Sulfonic acid functionalized titanate nanotubes were prepared by the sulphonation reaction of hydrothermally synthesized TiO2 nanotubes (TNTs) using chlorosulfonic acid as the sulfating agent. The as-prepared catalysts were characterized by fourier transform infrared (FT-IR) spectroscopy, transmission electron microscopy (TEM), scanning electron microscopy-energy dispersive X-ray spectroscopy (SEM-EDX), X-ray diffraction (XRD) analysis, thermogravimetry-differential thermal gravimetry (TG-DTG) and X-ray photoelectron spectroscopy (XPS) techniques. The characterization results revealed that the catalysts retained the tubular structure of the TNTs and possessed a large number of active sulfonic acid sites. The catalytic performance of the catalysts for the synthesis of n-butyl levulinate was investigated via the alcoholysis of biomass-derived furfuryl alcohol under atmospheric pressure. The effects of the reaction factors such as the catalyst dosage, reaction time, and temperature on the alcoholysis of the furfuryl alcohol were systematically studied. Under mild conditions, about 79.9% yield of n-butyl levulinate was achieved. In addition, the catalysts showed a stable catalytic performance after four consecutive cycles.
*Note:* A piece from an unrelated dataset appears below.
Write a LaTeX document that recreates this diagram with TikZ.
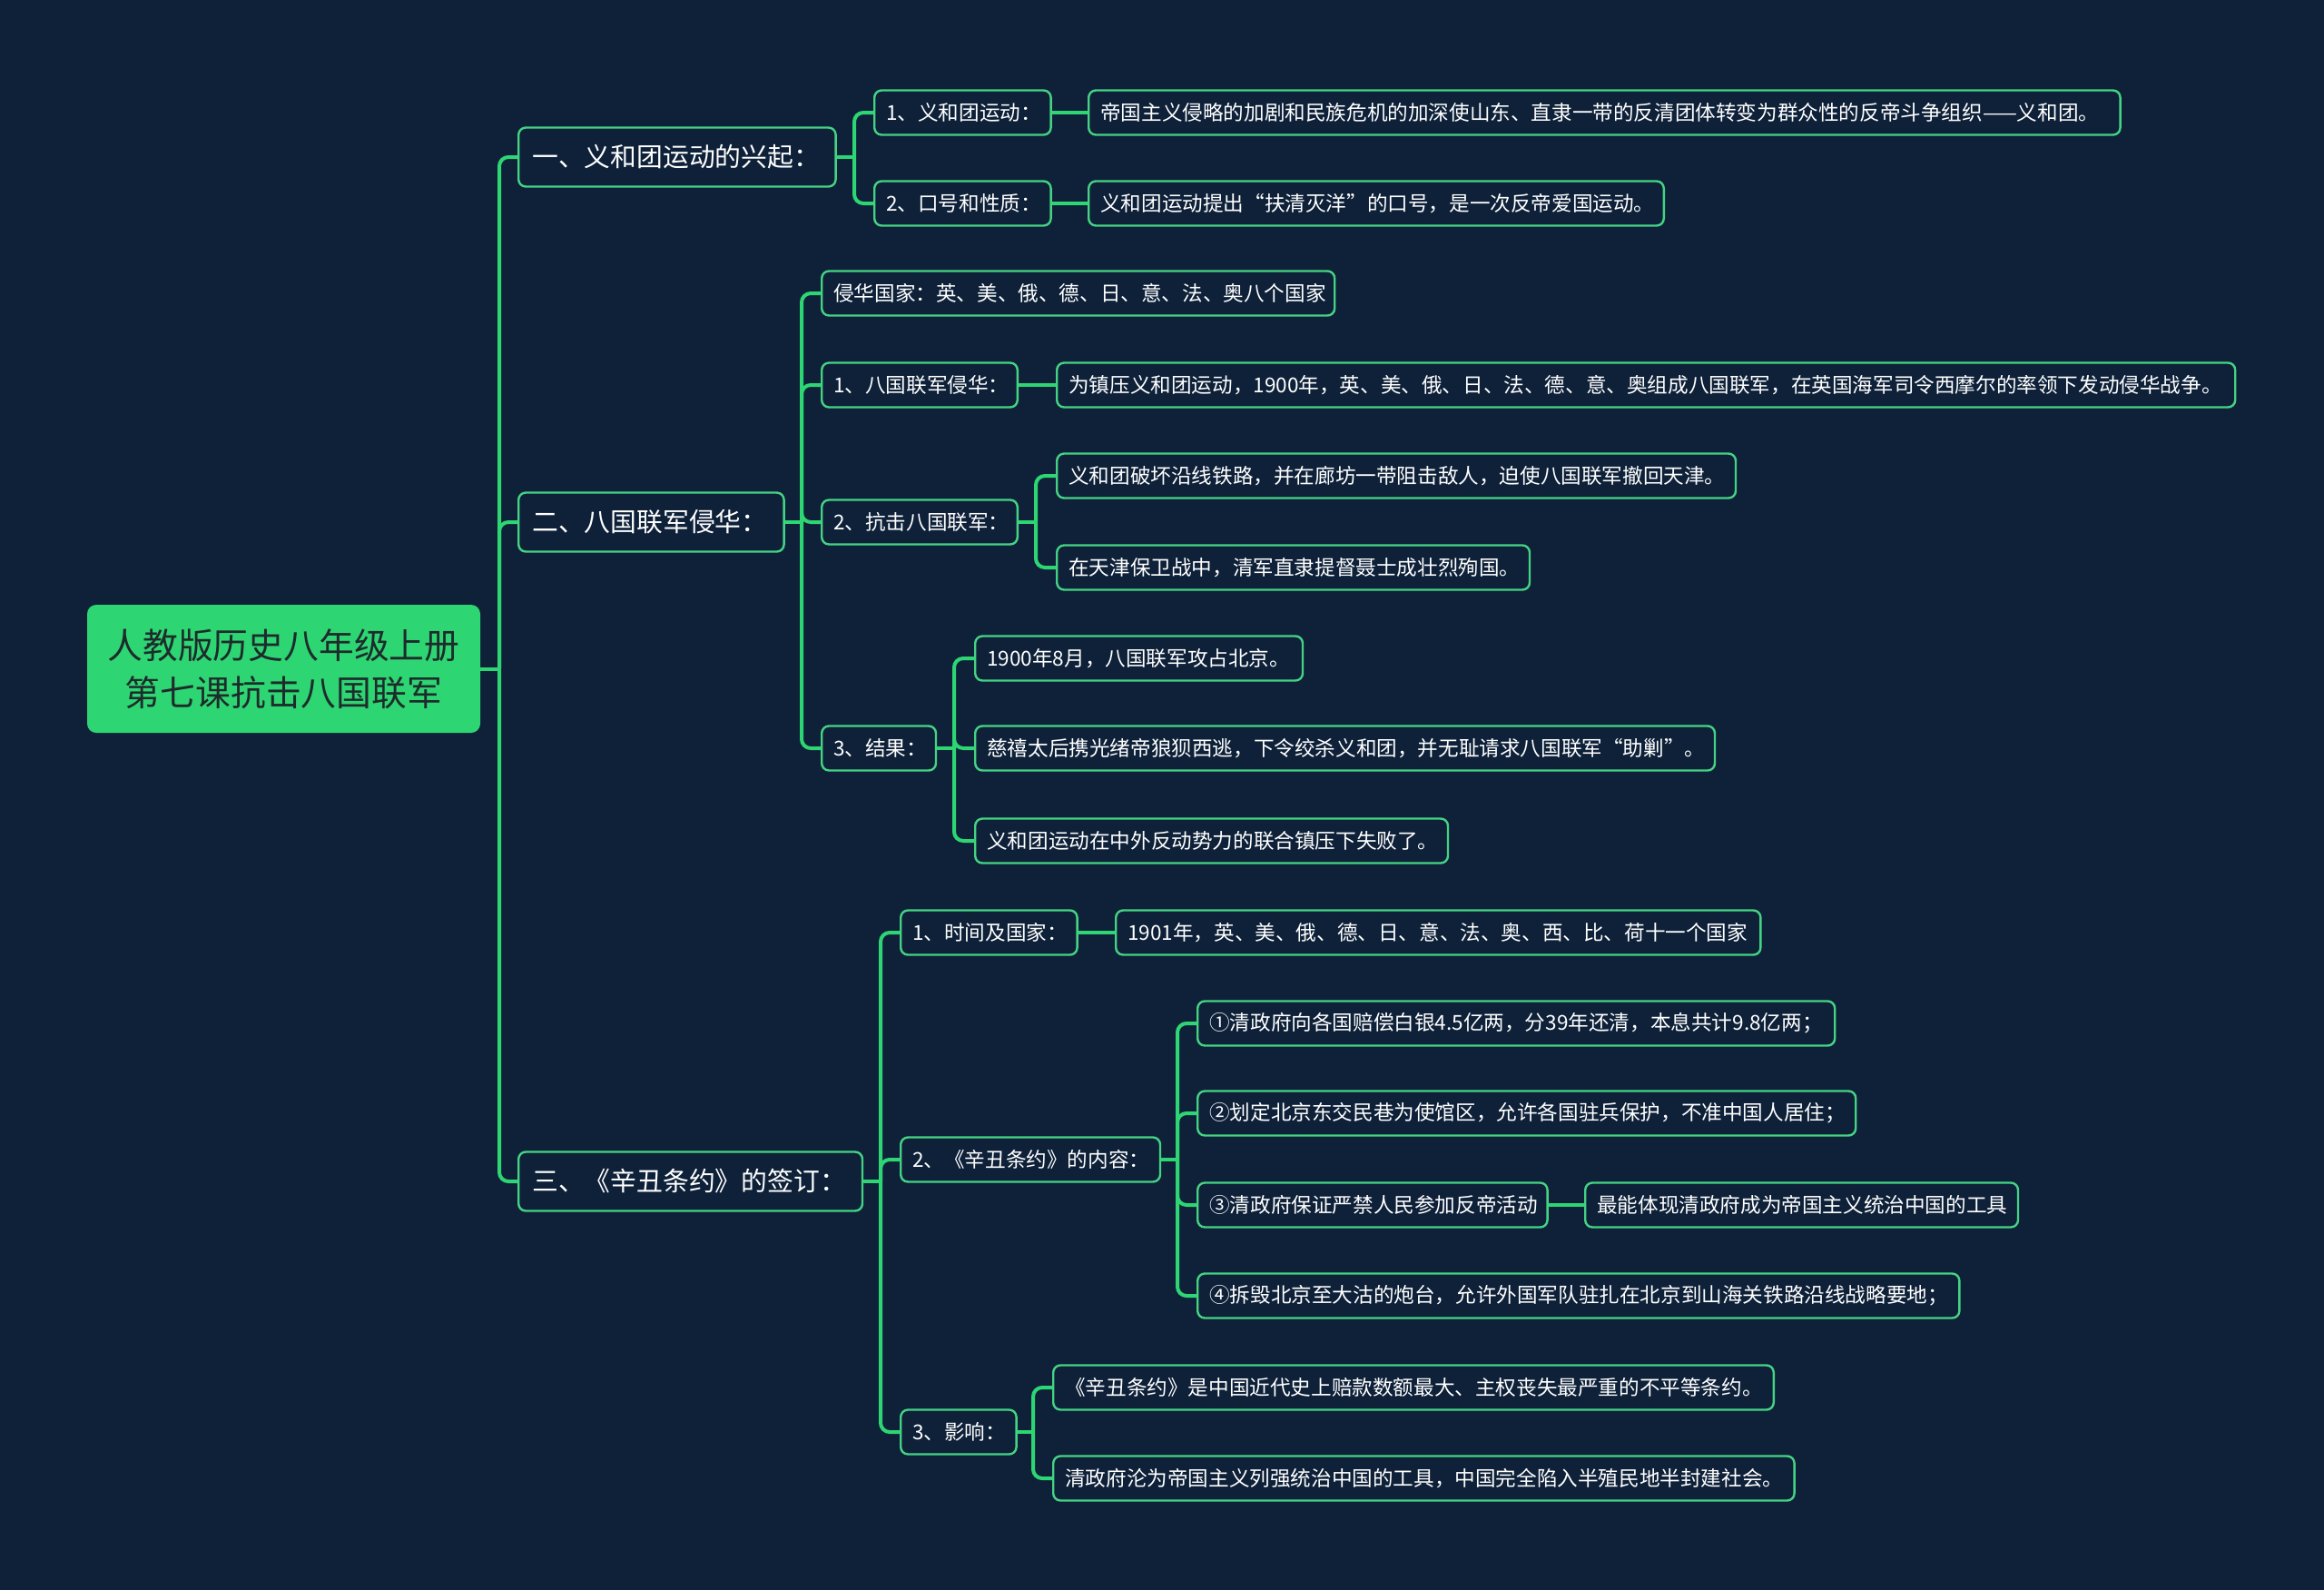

Furthermore, no leaching of the active species was observed during the hot filtration testing, which can be attributed to the covalently linked –SO3H groups on the TNTs surface. In addition, the opened tubular nanostructure of the catalyst and the introduced strong Brønsted acid sites exhibited synergistic effects, which facilitated the selective conversion of the furfuryl alcohol to butyl levulinate.